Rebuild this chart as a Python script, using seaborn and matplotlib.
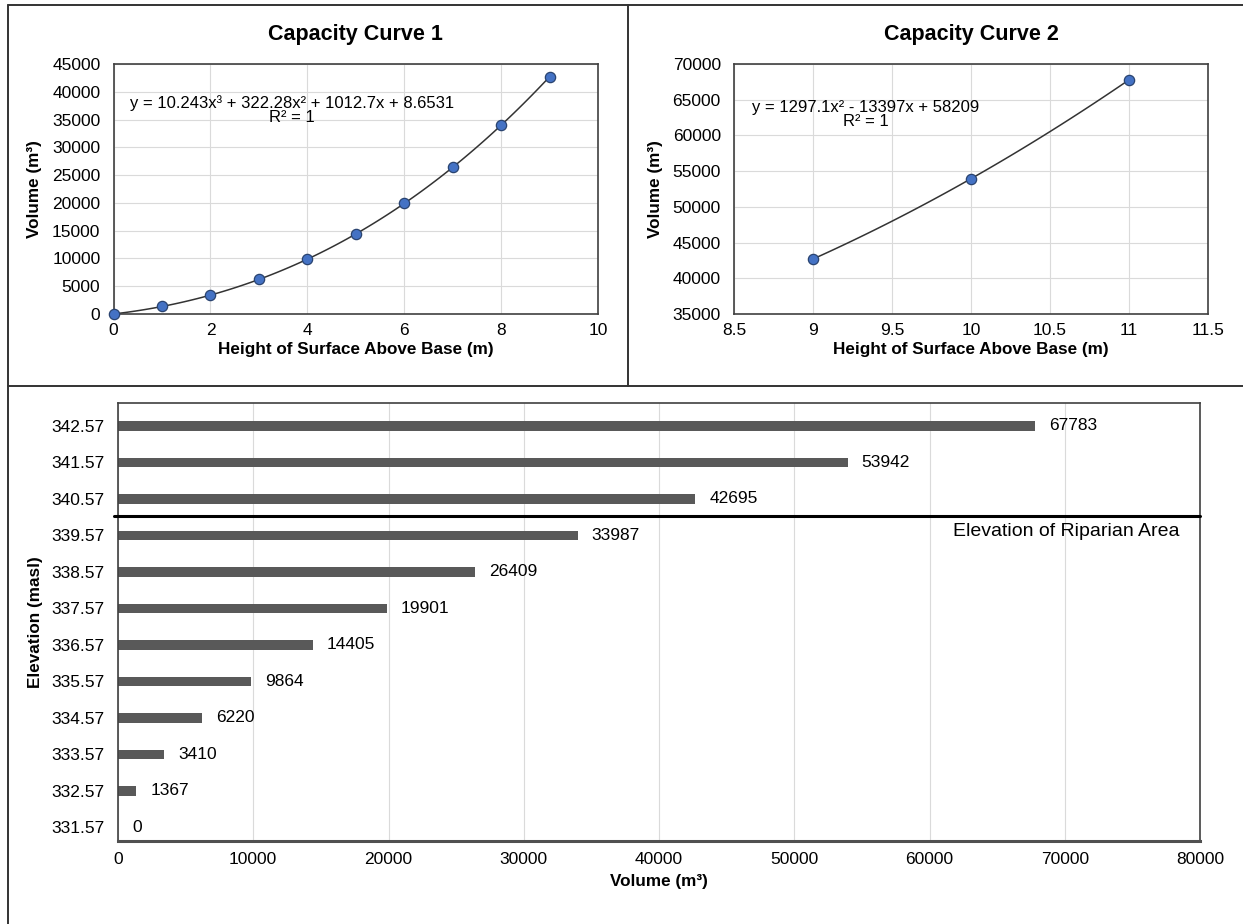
import numpy as np
import pandas as pd
import matplotlib
matplotlib.use("Agg")
import matplotlib.pyplot as plt
from matplotlib.lines import Line2D
import seaborn as sns

# ---------------- data ----------------
height1 = [0, 1, 2, 3, 4, 5, 6, 7, 8, 9]
volume1 = [0, 1367, 3410, 6220, 9864, 14405, 19901, 26409, 33987, 42695]
height2 = [9, 10, 11]
volume2 = [42695, 53942, 67783]
elevations = ["342.57", "341.57", "340.57", "339.57", "338.57", "337.57",
              "336.57", "335.57", "334.57", "333.57", "332.57", "331.57"]
volumes = [67783, 53942, 42695, 33987, 26409, 19901, 14405, 9864, 6220, 3410, 1367, 0]
eq1 = "y = 10.243x³ + 322.28x² + 1012.7x + 8.6531\nR² = 1"
eq2 = "y = 1297.1x² - 13397x + 58209\nR² = 1"
riparian_label = "Elevation of Riparian Area"

sns.set_theme(style="white")
plt.rcParams['font.family'] = ['Liberation Sans', 'DejaVu Sans']
plt.rcParams.update({"text.color": "black", "axes.labelcolor": "black",
                     "xtick.color": "black", "ytick.color": "black"})

W, H = 1243, 924
fig = plt.figure(figsize=(W / 100, H / 100), dpi=100)

def fx(px):
    return px / W

def fy(py):
    return 1 - py / H

SPINE = "#404040"
GRID = "#DADADA"
MARK = "#4472C4"
TICK_FS = 12.5
LAB_FS = 12.3


def style_axes(ax):
    for s in ax.spines.values():
        s.set_color(SPINE)
        s.set_linewidth(1.2)
    ax.tick_params(axis="both", length=0, labelsize=TICK_FS, colors="black")
    ax.tick_params(axis="y", pad=9.5)
    ax.tick_params(axis="x", pad=6.5)
    ax.grid(True, color=GRID, linewidth=0.8)
    ax.set_axisbelow(True)


# ---------------- Capacity Curve 1 ----------------
ax1 = fig.add_axes([fx(113.6), fy(314), fx(598) - fx(113.6), fy(64) - fy(314)])
df1 = pd.DataFrame({"h": height1, "v": volume1})
sns.regplot(data=df1, x="h", y="v", order=3, ci=None, scatter=False, ax=ax1,
            line_kws=dict(color="#333333", lw=1.1))
sns.scatterplot(data=df1, x="h", y="v", ax=ax1, s=55, color=MARK,
                edgecolor="#2A4470", linewidth=0.9, zorder=5, clip_on=False)
ax1.set_xlim(0, 10)
ax1.set_ylim(0, 45000)
ax1.set_xticks(np.arange(0, 11, 2))
ax1.set_yticks(np.arange(0, 45001, 5000))
style_axes(ax1)
ax1.set_title("Capacity Curve 1", fontsize=15.5, fontweight="bold", pad=17, color="black")
ax1.set_xlabel("Height of Surface Above Base (m)", fontsize=LAB_FS, fontweight="bold", labelpad=3)
ax1.set_ylabel("Volume (m³)", fontsize=LAB_FS, fontweight="bold", labelpad=7)
ax1.text(3.68, 36700, eq1, ha="center", va="center", multialignment="center",
         fontsize=12, linespacing=0.95)

# ---------------- Capacity Curve 2 ----------------
ax2 = fig.add_axes([fx(734), fy(314), fx(1208) - fx(734), fy(64) - fy(314)])
df2 = pd.DataFrame({"h": height2, "v": volume2})
sns.regplot(data=df2, x="h", y="v", order=2, ci=None, scatter=False, ax=ax2,
            line_kws=dict(color="#333333", lw=1.1))
sns.scatterplot(data=df2, x="h", y="v", ax=ax2, s=55, color=MARK,
                edgecolor="#2A4470", linewidth=0.9, zorder=5, clip_on=False)
ax2.set_xlim(8.5, 11.5)
ax2.set_ylim(35000, 70000)
ax2.set_xticks(np.arange(8.5, 11.51, 0.5))
ax2.set_xticklabels(["8.5", "9", "9.5", "10", "10.5", "11", "11.5"])
ax2.set_yticks(np.arange(35000, 70001, 5000))
style_axes(ax2)
ax2.set_title("Capacity Curve 2", fontsize=15.5, fontweight="bold", pad=17, color="black")
ax2.set_xlabel("Height of Surface Above Base (m)", fontsize=LAB_FS, fontweight="bold", labelpad=3)
ax2.set_ylabel("Volume (m³)", fontsize=LAB_FS, fontweight="bold", labelpad=7)
ax2.text(9.335, 62900, eq2, ha="center", va="center", multialignment="center",
         fontsize=12, linespacing=0.95)

# ---------------- Bar chart ----------------
ax3 = fig.add_axes([fx(118), fy(841), fx(1200) - fx(118), fy(403) - fy(841)])
df3 = pd.DataFrame({"elev": elevations, "vol": volumes})
sns.barplot(data=df3, y="elev", x="vol", orient="h", order=elevations,
            color="#595959", width=0.25, saturation=1, ax=ax3,
            edgecolor="#595959", linewidth=0)
ax3.set_xlim(0, 80000)
ax3.set_ylim(11.37, -0.63)
ax3.set_xticks(np.arange(0, 80001, 10000))
for s in ax3.spines.values():
    s.set_color(SPINE)
    s.set_linewidth(1.2)
ax3.spines["bottom"].set_linewidth(2.2)
ax3.spines["bottom"].set_color("#505050")
ax3.tick_params(axis="both", length=0, labelsize=TICK_FS, colors="black")
ax3.tick_params(axis="y", pad=9.5)
ax3.tick_params(axis="x", pad=8)
ax3.grid(True, axis="x", color=GRID, linewidth=0.8)
ax3.grid(False, axis="y")
ax3.set_axisbelow(True)
ax3.bar_label(ax3.containers[0], labels=[str(v) for v in volumes], padding=10,
              fontsize=12.5, color="black")
ax3.set_xlabel("Volume (m³)", fontsize=LAB_FS, fontweight="bold", labelpad=5)
ax3.set_ylabel("Elevation (masl)", fontsize=LAB_FS, fontweight="bold", labelpad=6)
ax3.axhline(2.47, xmin=-0.004, xmax=1.0, color="black", lw=2.2, clip_on=False, zorder=6)
ax3.text(78500, 2.88, riparian_label, ha="right", va="center", fontsize=14)

# ---------------- panel borders ----------------
BCOL = "#333333"
for xs, ys in [([fx(8), 1], [fy(5), fy(5)]),
               ([fx(8), fx(8)], [0, fy(5)]),
               ([fx(628), fx(628)], [fy(386), fy(5)]),
               ([fx(8), 1], [fy(386), fy(386)])]:
    fig.add_artist(Line2D(xs, ys, color=BCOL, lw=1.4, transform=fig.transFigure))

fig.savefig("out.png", dpi=100, facecolor="white")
※ ※ ※
Make an exact copy of the data, leaving its pictures out.

* **SOLUTION TO THE EXERCISE**
Rebuild this chart as a Python script, using seaborn and matplotlib.
import numpy as np
import pandas as pd
import matplotlib
matplotlib.use("Agg")
import matplotlib.pyplot as plt
from matplotlib.lines import Line2D
import seaborn as sns

# ---------------- data ----------------
height1 = [0, 1, 2, 3, 4, 5, 6, 7, 8, 9]
volume1 = [0, 1367, 3410, 6220, 9864, 14405, 19901, 26409, 33987, 42695]
height2 = [9, 10, 11]
volume2 = [42695, 53942, 67783]
elevations = ["342.57", "341.57", "340.57", "339.57", "338.57", "337.57",
              "336.57", "335.57", "334.57", "333.57", "332.57", "331.57"]
volumes = [67783, 53942, 42695, 33987, 26409, 19901, 14405, 9864, 6220, 3410, 1367, 0]
eq1 = "y = 10.243x³ + 322.28x² + 1012.7x + 8.6531\nR² = 1"
eq2 = "y = 1297.1x² - 13397x + 58209\nR² = 1"
riparian_label = "Elevation of Riparian Area"

sns.set_theme(style="white")
plt.rcParams['font.family'] = ['Liberation Sans', 'DejaVu Sans']
plt.rcParams.update({"text.color": "black", "axes.labelcolor": "black",
                     "xtick.color": "black", "ytick.color": "black"})

W, H = 1243, 924
fig = plt.figure(figsize=(W / 100, H / 100), dpi=100)

def fx(px):
    return px / W

def fy(py):
    return 1 - py / H

SPINE = "#404040"
GRID = "#DADADA"
MARK = "#4472C4"
TICK_FS = 12.5
LAB_FS = 12.3


def style_axes(ax):
    for s in ax.spines.values():
        s.set_color(SPINE)
        s.set_linewidth(1.2)
    ax.tick_params(axis="both", length=0, labelsize=TICK_FS, colors="black")
    ax.tick_params(axis="y", pad=9.5)
    ax.tick_params(axis="x", pad=6.5)
    ax.grid(True, color=GRID, linewidth=0.8)
    ax.set_axisbelow(True)


# ---------------- Capacity Curve 1 ----------------
ax1 = fig.add_axes([fx(113.6), fy(314), fx(598) - fx(113.6), fy(64) - fy(314)])
df1 = pd.DataFrame({"h": height1, "v": volume1})
sns.regplot(data=df1, x="h", y="v", order=3, ci=None, scatter=False, ax=ax1,
            line_kws=dict(color="#333333", lw=1.1))
sns.scatterplot(data=df1, x="h", y="v", ax=ax1, s=55, color=MARK,
                edgecolor="#2A4470", linewidth=0.9, zorder=5, clip_on=False)
ax1.set_xlim(0, 10)
ax1.set_ylim(0, 45000)
ax1.set_xticks(np.arange(0, 11, 2))
ax1.set_yticks(np.arange(0, 45001, 5000))
style_axes(ax1)
ax1.set_title("Capacity Curve 1", fontsize=15.5, fontweight="bold", pad=17, color="black")
ax1.set_xlabel("Height of Surface Above Base (m)", fontsize=LAB_FS, fontweight="bold", labelpad=3)
ax1.set_ylabel("Volume (m³)", fontsize=LAB_FS, fontweight="bold", labelpad=7)
ax1.text(3.68, 36700, eq1, ha="center", va="center", multialignment="center",
         fontsize=12, linespacing=0.95)

# ---------------- Capacity Curve 2 ----------------
ax2 = fig.add_axes([fx(734), fy(314), fx(1208) - fx(734), fy(64) - fy(314)])
df2 = pd.DataFrame({"h": height2, "v": volume2})
sns.regplot(data=df2, x="h", y="v", order=2, ci=None, scatter=False, ax=ax2,
            line_kws=dict(color="#333333", lw=1.1))
sns.scatterplot(data=df2, x="h", y="v", ax=ax2, s=55, color=MARK,
                edgecolor="#2A4470", linewidth=0.9, zorder=5, clip_on=False)
ax2.set_xlim(8.5, 11.5)
ax2.set_ylim(35000, 70000)
ax2.set_xticks(np.arange(8.5, 11.51, 0.5))
ax2.set_xticklabels(["8.5", "9", "9.5", "10", "10.5", "11", "11.5"])
ax2.set_yticks(np.arange(35000, 70001, 5000))
style_axes(ax2)
ax2.set_title("Capacity Curve 2", fontsize=15.5, fontweight="bold", pad=17, color="black")
ax2.set_xlabel("Height of Surface Above Base (m)", fontsize=LAB_FS, fontweight="bold", labelpad=3)
ax2.set_ylabel("Volume (m³)", fontsize=LAB_FS, fontweight="bold", labelpad=7)
ax2.text(9.335, 62900, eq2, ha="center", va="center", multialignment="center",
         fontsize=12, linespacing=0.95)

# ---------------- Bar chart ----------------
ax3 = fig.add_axes([fx(118), fy(841), fx(1200) - fx(118), fy(403) - fy(841)])
df3 = pd.DataFrame({"elev": elevations, "vol": volumes})
sns.barplot(data=df3, y="elev", x="vol", orient="h", order=elevations,
            color="#595959", width=0.25, saturation=1, ax=ax3,
            edgecolor="#595959", linewidth=0)
ax3.set_xlim(0, 80000)
ax3.set_ylim(11.37, -0.63)
ax3.set_xticks(np.arange(0, 80001, 10000))
for s in ax3.spines.values():
    s.set_color(SPINE)
    s.set_linewidth(1.2)
ax3.spines["bottom"].set_linewidth(2.2)
ax3.spines["bottom"].set_color("#505050")
ax3.tick_params(axis="both", length=0, labelsize=TICK_FS, colors="black")
ax3.tick_params(axis="y", pad=9.5)
ax3.tick_params(axis="x", pad=8)
ax3.grid(True, axis="x", color=GRID, linewidth=0.8)
ax3.grid(False, axis="y")
ax3.set_axisbelow(True)
ax3.bar_label(ax3.containers[0], labels=[str(v) for v in volumes], padding=10,
              fontsize=12.5, color="black")
ax3.set_xlabel("Volume (m³)", fontsize=LAB_FS, fontweight="bold", labelpad=5)
ax3.set_ylabel("Elevation (masl)", fontsize=LAB_FS, fontweight="bold", labelpad=6)
ax3.axhline(2.47, xmin=-0.004, xmax=1.0, color="black", lw=2.2, clip_on=False, zorder=6)
ax3.text(78500, 2.88, riparian_label, ha="right", va="center", fontsize=14)

# ---------------- panel borders ----------------
BCOL = "#333333"
for xs, ys in [([fx(8), 1], [fy(5), fy(5)]),
               ([fx(8), fx(8)], [0, fy(5)]),
               ([fx(628), fx(628)], [fy(386), fy(5)]),
               ([fx(8), 1], [fy(386), fy(386)])]:
    fig.add_artist(Line2D(xs, ys, color=BCOL, lw=1.4, transform=fig.transFigure))

fig.savefig("out.png", dpi=100, facecolor="white")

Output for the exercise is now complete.